### Provided records ###

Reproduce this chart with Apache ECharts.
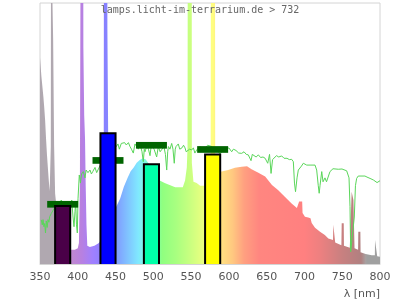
<!DOCTYPE html>
<html>
<head>
<meta charset="utf-8">
<script src="https://cdn.jsdelivr.net/npm/echarts@6/dist/echarts.min.js"></script>
<style>
html,body{margin:0;padding:0;background:#fff;}
#chart{width:400px;height:300px;}
</style>
</head>
<body>
<div id="chart"></div>
<script>
// ---- data ----
const chartTitle = 'lamps.licht-im-terrarium.de > 732';
const axisName = 'λ [nm]';

// lamp spectrum (wavelength nm, relative intensity)
const lampNm = [350,351.6,351.8,354.3,354.5,355.6,356.8,358,359.2,360.4,361.6,362.8,363.9,364.3,364.6,367.2,367.4,368.4,368.7,370,374,380,386,391,396,400,401.5,402.8,403.8,407.2,407.4,408.3,408.5,409.6,410.5,411.5,412.6,416,422,428,432,434.3,434.6,439,439.2,440.3,440.6,444,448,451,456,461,466,470,474,478,482,486,490,495,500,505,508.4,515,524,529,539,542,544.3,545.3,545.6,550.8,551,552.9,553.1,557.4,562,567.5,572,575.5,575.9,576.2,581.6,581.9,585,590.5,599,608,617,619,624,630,639,648,657,665,674,683,690,692.5,693,697,697.5,700.7,705,708,709.6,714,720.6,727,731.6,737.8,738.2,740.4,740.7,742.7,748.9,749.3,752,752.3,753.7,760,762.2,762.5,764.7,764.8,766,766.3,771,771.3,774,774.3,775.8,781,789,793.2,793.4,796,796.3,800];
const lampVal = [79,79,72,72,64,60,55,48,42,37,32,28,28,45,130,130,86,86,45,27,16,10,7,5.5,5.5,6,8,30,130,130,83,83,57,48,30,15,7,6.5,7,8,10,14,130,130,90,90,35,20,20,22,25,29.6,33,35.5,37,38.8,39.8,40.5,40,38,36,34,32,31,30,29.4,29.4,32,37,45,130,130,38.7,38.7,31.5,31,30,30,31,33,45,130,130,40,35.5,35.4,36,36.9,37.3,37.9,37.5,36.3,35,33.5,30.3,28.4,25.8,23.2,21.5,21,23.9,23.9,19.5,18.1,17.8,17.5,15.7,13.9,12.4,11.1,9.8,9.2,15,15,8.2,7.9,7.2,15.6,15.6,7,6.6,6.2,6.2,27.7,27.7,24.5,24.5,6,5.5,12.4,12.4,4.5,4.1,3.8,3.4,3.4,9.2,9.2,3,2.8];

// reference daylight spectrum
const sunNm = [351.7,353,354,355.2,356.2,357.3,358.3,359.5,360.6,361.8,362.8,365,367.6,370,373.8,376,378.2,381,384.4,387,389.7,392,393.7,395,396.3,397.2,398.3,399.4,400.3,402,403.5,405,407.3,409.6,411,413.5,416.2,418,420,422.8,425,427,430,435,440,445,451,453.2,455,457.6,460.2,462,464.2,467,469.1,471,473.5,475.7,478,480.1,482,483.7,485,486.7,488,489,491.6,493.5,495.6,497.5,499.6,501,502.2,504.4,506.6,509,511.5,514,516,517.7,519,520,522,524.3,526,527.7,529,530,533,535,537.9,540,541.9,543.5,545.9,548,550.8,553,555,557.4,561.8,565,568.4,572,577.6,581,585.6,588,590.5,593,596.2,600,603.7,606,609.4,613,617,620,623,625.7,629.3,631,633.3,636,639,642,645.2,648,651.4,653.8,655.8,657.8,660.1,663,666,669.9,673,676.9,680,683.1,685.3,686.8,688.2,690.2,691.9,694.1,696,698.5,703,707.4,714,716.2,718.3,719.5,720.6,722.9,724.6,727.2,729.2,731.6,733.8,737.8,740.4,744.8,749.7,755.9,758,759,760.3,761.2,763.3,766,767.5,769.1,771.2,780.1,782.8,786.8,791.2,793.4,796.1,800];
const sunVal = [16.9,15,17,14.3,15.5,11.9,16.5,14,17,16,18.1,19.4,20.7,22,21,23.5,24.5,23,23.5,22,21,24.5,18,14.3,20,24,15,11.9,25,34.1,31,34.5,35.4,33,36,35,36,34.5,35.5,37,35,34.8,38,40,42,44,45,46,44,46.2,45.6,46.5,45.6,46.5,45,44,42.5,46,45,44,46.5,46,43,39.2,44,43,45.5,44,41.5,46,46,44,44.5,41,45,43,44,45,42,36,43,45,44,46.2,44,38.6,44,45,46,44,44.5,45.5,44.5,43,42.5,44,43.7,44.5,42.5,43.7,45,44,44.5,45.5,45,44,43.5,42,42.4,44,43.7,44.5,43,44,43.5,42.5,42.4,43,42,41.8,39.6,42,42,41,41.8,40.8,41,40.5,38.6,42,34.7,40,40.5,41.5,41,41.4,40.5,40.5,40,40.1,39.2,31,27.7,33,36,36,37.5,38.6,37.9,37.9,37.9,36,30,27.1,30,35.4,31.5,33,31.5,31.5,35.4,36.5,36,36.3,36.4,35.7,35.4,33,22,4.7,4.7,18,30,32.8,33.7,33.7,33.3,32.8,32.2,31.5,31.2,31.9];

// measured bands: centre wavelength, lamp value, daylight reference value
const bandCenters = [380, 440, 497.5, 578.5];
const bandValues  = [22.2, 50.1, 38.2, 42.0];
const refValues   = [22.9, 39.7, 45.5, 43.9];

// ---- styles ----
const bandColors = ['#4a0048', '#0000ff', '#00ffa8', '#ffff00'];
const spectrumStops = [
  [350,'#b0a8b0'],[383,'#b0a8b0'],[392,'#c088d0'],[405,'#b880e0'],[420,'#a080ff'],
  [436,'#8880ff'],[450,'#8098ff'],[465,'#80c0ff'],[480,'#80e8ff'],[492,'#80ffd8'],
  [505,'#80ffa0'],[512,'#90ff80'],[530,'#a8ff80'],[546,'#c4ff80'],[565,'#e8ff80'],
  [578,'#ffff80'],[590,'#ffe080'],[605,'#ffc880'],[620,'#ffa080'],[640,'#ff8680'],
  [700,'#ff8080'],[720,'#ee8080'],[750,'#c88080'],[775,'#b08080'],[781,'#a8a0a0'],
  [783,'#a0a0a0'],[800,'#a0a0a0']
];
const X0 = 350, X1 = 800;
const gradient = new echarts.graphic.LinearGradient(0, 0, 1, 0,
  spectrumStops.map(s => ({offset: (s[0] - X0) / (X1 - X0), color: s[1]})));

const lampData = lampNm.map((n, i) => [n, lampVal[i]]);
const sunData = sunNm.map((n, i) => [n, sunVal[i]]);
const bandData = bandCenters.map((c, i) => [c, bandValues[i]]);
const refData = bandCenters.map((c, i) => [c, refValues[i]]);

const chart = echarts.init(document.getElementById('chart'), null, {renderer: 'canvas'});
chart.setOption({
  animation: false,
  backgroundColor: '#fff',
  title: {
    text: chartTitle,
    left: 'center',
    top: 0,
    padding: [5, 5, 5, 5],
    textStyle: {fontFamily: 'DejaVu Sans Mono', fontSize: 10, fontWeight: 'normal', color: '#666'}
  },
  grid: {
    left: 40, right: 20, top: 3, bottom: 36,
    show: true, borderColor: '#d4d4d4', borderWidth: 1,
    outerBoundsMode: 'none'
  },
  xAxis: {
    type: 'value', min: X0, max: X1, interval: 50,
    name: axisName, nameLocation: 'end', nameGap: 0,
    nameTextStyle: {fontFamily: 'DejaVu Sans', fontSize: 11, color: '#555', align: 'right', verticalAlign: 'top', padding: [25, 0, 0, 0]},
    axisLine: {show: true, lineStyle: {color: '#d4d4d4'}},
    axisTick: {show: false},
    splitLine: {show: false},
    axisLabel: {fontFamily: 'DejaVu Sans', fontSize: 11, color: '#555', margin: 8}
  },
  yAxis: {
    type: 'value', min: 0, max: 100, show: false, splitLine: {show: false}
  },
  series: [
    {
      type: 'line', data: lampData, z: 1, clip: true,
      showSymbol: false, symbol: 'none', silent: true,
      lineStyle: {width: 0, opacity: 0},
      areaStyle: {color: gradient, opacity: 1}
    },
    {
      type: 'line', data: sunData, z: 2, clip: true,
      showSymbol: false, symbol: 'none', silent: true,
      lineStyle: {width: 1, color: '#5ad65a'}
    },
    {
      type: 'custom', data: refData, z: 3, clip: true,
      encode: {x: 0, y: 1},
      renderItem: function (params, api) {
        const c = api.value(0), v = api.value(1);
        const p = api.coord([c - 20.5, v]);
        const q = api.coord([c + 20.5, v]);
        return {type: 'rect', shape: {x: p[0], y: p[1] - 3.3, width: q[0] - p[0], height: 6.7},
          style: {fill: '#006400'}};
      }
    },
    {
      type: 'custom', data: bandData, z: 4, clip: true,
      encode: {x: 0, y: 1},
      renderItem: function (params, api) {
        const c = api.value(0), v = api.value(1);
        const p = api.coord([c - 10, v]);
        const q = api.coord([c + 10, 0]);
        return {type: 'rect', shape: {x: p[0], y: p[1], width: q[0] - p[0], height: q[1] - p[1] + 2},
          style: {fill: bandColors[params.dataIndex], stroke: '#000', lineWidth: 2}};
      }
    }
  ]
});
</script>
</body>
</html>
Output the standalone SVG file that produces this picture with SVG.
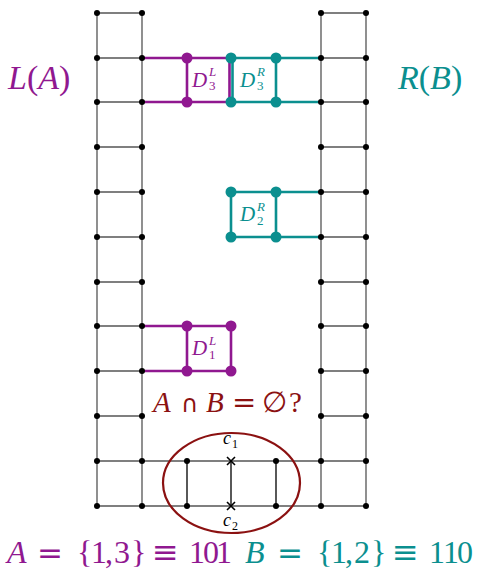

###

▸ Problem to solve
Begin at the first line of the entries above and return each line exactly, stopping after the line that contains "const axisName = 'λ [nm]';". Pictures do not belong in the copy.

▸ Answer to this problem
Reproduce this chart with Apache ECharts.
<!DOCTYPE html>
<html>
<head>
<meta charset="utf-8">
<script src="https://cdn.jsdelivr.net/npm/echarts@6/dist/echarts.min.js"></script>
<style>
html,body{margin:0;padding:0;background:#fff;}
#chart{width:400px;height:300px;}
</style>
</head>
<body>
<div id="chart"></div>
<script>
// ---- data ----
const chartTitle = 'lamps.licht-im-terrarium.de > 732';
const axisName = 'λ [nm]';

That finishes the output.